First, comment out the lines at https://github.com/google/oss-fuzz/blob/a8cb9370f0dddf33111b1a7ce6d715633d5400df/projects/libarchive/libarchive_fuzzer.cc#L39-L73
Then, we build the introspector report using a 1 second runtime:

.. code-block:: bash

   # Generate an introspector report based on 1 second runtime with our
   # modified libarchive fuzzer.
   python3 infra/helper.py introspector libarchive --seconds=1
   cp ./build/out/libarchive/inspector/summary.json libarchive_first_run.json
   sudo rm -rf ./build


Then, we remove the comments from above so we have the original fuzzer,
and do a similar run:

.. code-block:: bash

   python3 infra/helper.py introspector libarchive --seconds=1
   cp ./build/out/libarchive/inspector/summary.json libarchive_second_run.json

At this point we have collected the two reports, each with different fuzzers.
We now run our ``diff`` command on the two reports:

.. code-block:: console

   $ python3 ../../src/main.py diff \
     --report1 ./libarchive_first_run.json \
     --report2 ./libarchive_second_run.json

    INFO:__main__:Running fuzz introspector post-processing
    Report 2 has a larger Total complexity than report 1 - {report 1: 9763 / report 2: 9787})

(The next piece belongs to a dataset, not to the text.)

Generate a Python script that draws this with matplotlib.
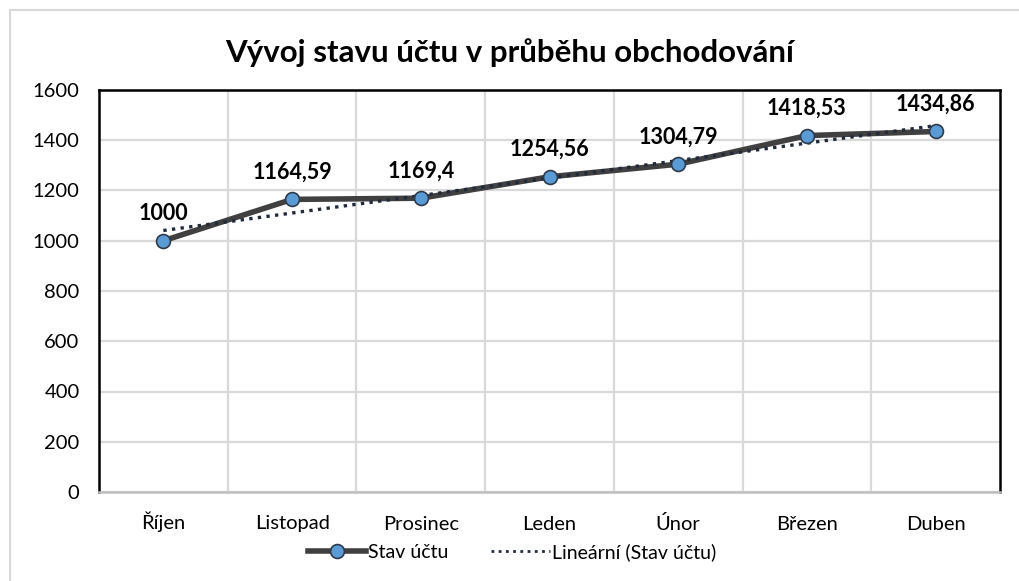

    ## Code coverge comparison
    ...
    ...

    ## Reachability comparison
    The following functions are only reachable in report 1:
    - All functions reachable in report 1 are reachable in report 2

    The following functions are only reachable in report 2:
    archive_read_data
    mbrtowc
    get_current_oemcp
    default_iconv_charset
    nl_langinfo
    get_current_codepage
    archive_string_conversion_from_charset
    archive_strncpy_l
    free_sconv_object
    archive_wstring_append_from_mbs
    iconv_close
    archive_strncat_l
    utf16nbytes
    mbsnbytes
    get_current_charset
    archive_mstring_get_mbs
    archive_mstring_get_wcs
    archive_mstring_get_utf8
    archive_string_conversion_to_charset
    archive_read_data_block
    archive_read_next_header
    archive_entry_digest
    archive_entry_is_encrypted
    archive_entry_is_metadata_encrypted
    archive_entry_is_data_encrypted
    archive_entry_uid
    archive_entry_size
    gnu_dev_makedev
    archive_entry_pathname_w
    archive_entry_pathname_utf8
    archive_entry_pathname
    archive_entry_mtime
    archive_entry_gid
    archive_entry_filetype
    archive_entry_dev
    archive_entry_ctime
    archive_entry_birthtime
    archive_entry_atime
    INFO:__main__:Ending fuzz introspector post-processing

We can observe that indeed a lot more functions are reachable in the run, which
is the verison of the fuzzer that has no code commented out. Furthermore,
we notice that many of the functions that are reachable in the second
report correspond to functions that we commented out in the first run.